**STATED PROBLEM:**
Take every line from the first down to the line with "import matplotlib.pyplot as plt" and set it down exactly, without the pictures.

>> Begin

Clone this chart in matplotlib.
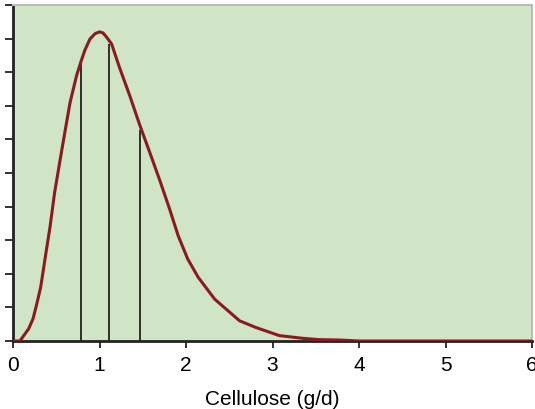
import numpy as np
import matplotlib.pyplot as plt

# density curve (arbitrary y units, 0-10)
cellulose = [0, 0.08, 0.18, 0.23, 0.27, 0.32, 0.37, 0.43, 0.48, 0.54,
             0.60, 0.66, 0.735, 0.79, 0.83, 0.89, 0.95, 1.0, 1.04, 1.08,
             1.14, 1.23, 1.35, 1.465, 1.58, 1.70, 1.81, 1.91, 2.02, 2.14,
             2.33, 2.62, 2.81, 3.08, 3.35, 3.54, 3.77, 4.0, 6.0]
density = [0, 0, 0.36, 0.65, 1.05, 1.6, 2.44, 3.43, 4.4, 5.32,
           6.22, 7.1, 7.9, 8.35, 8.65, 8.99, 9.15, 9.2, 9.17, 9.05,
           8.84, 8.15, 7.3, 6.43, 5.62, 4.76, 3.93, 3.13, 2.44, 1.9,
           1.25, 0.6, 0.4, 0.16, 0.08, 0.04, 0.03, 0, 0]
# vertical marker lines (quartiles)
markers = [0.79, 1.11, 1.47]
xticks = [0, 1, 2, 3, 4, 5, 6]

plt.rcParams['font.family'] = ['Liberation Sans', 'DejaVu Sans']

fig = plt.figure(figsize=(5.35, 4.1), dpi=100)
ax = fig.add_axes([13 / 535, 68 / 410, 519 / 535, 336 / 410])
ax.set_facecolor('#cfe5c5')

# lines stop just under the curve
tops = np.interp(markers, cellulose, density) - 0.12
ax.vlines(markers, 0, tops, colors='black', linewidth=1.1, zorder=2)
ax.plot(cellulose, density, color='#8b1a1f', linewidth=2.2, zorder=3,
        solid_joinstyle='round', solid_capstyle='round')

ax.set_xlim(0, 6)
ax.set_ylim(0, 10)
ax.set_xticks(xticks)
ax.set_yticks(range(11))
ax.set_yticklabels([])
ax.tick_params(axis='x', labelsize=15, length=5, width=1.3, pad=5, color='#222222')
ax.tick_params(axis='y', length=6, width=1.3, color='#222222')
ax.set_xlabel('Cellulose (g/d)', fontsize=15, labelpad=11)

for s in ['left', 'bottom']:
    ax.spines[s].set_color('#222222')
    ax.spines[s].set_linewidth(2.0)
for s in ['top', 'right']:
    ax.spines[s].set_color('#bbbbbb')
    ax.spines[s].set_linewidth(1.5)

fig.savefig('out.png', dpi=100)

>> End

**FINAL RESULT:**
Clone this chart in matplotlib.
import numpy as np
import matplotlib.pyplot as plt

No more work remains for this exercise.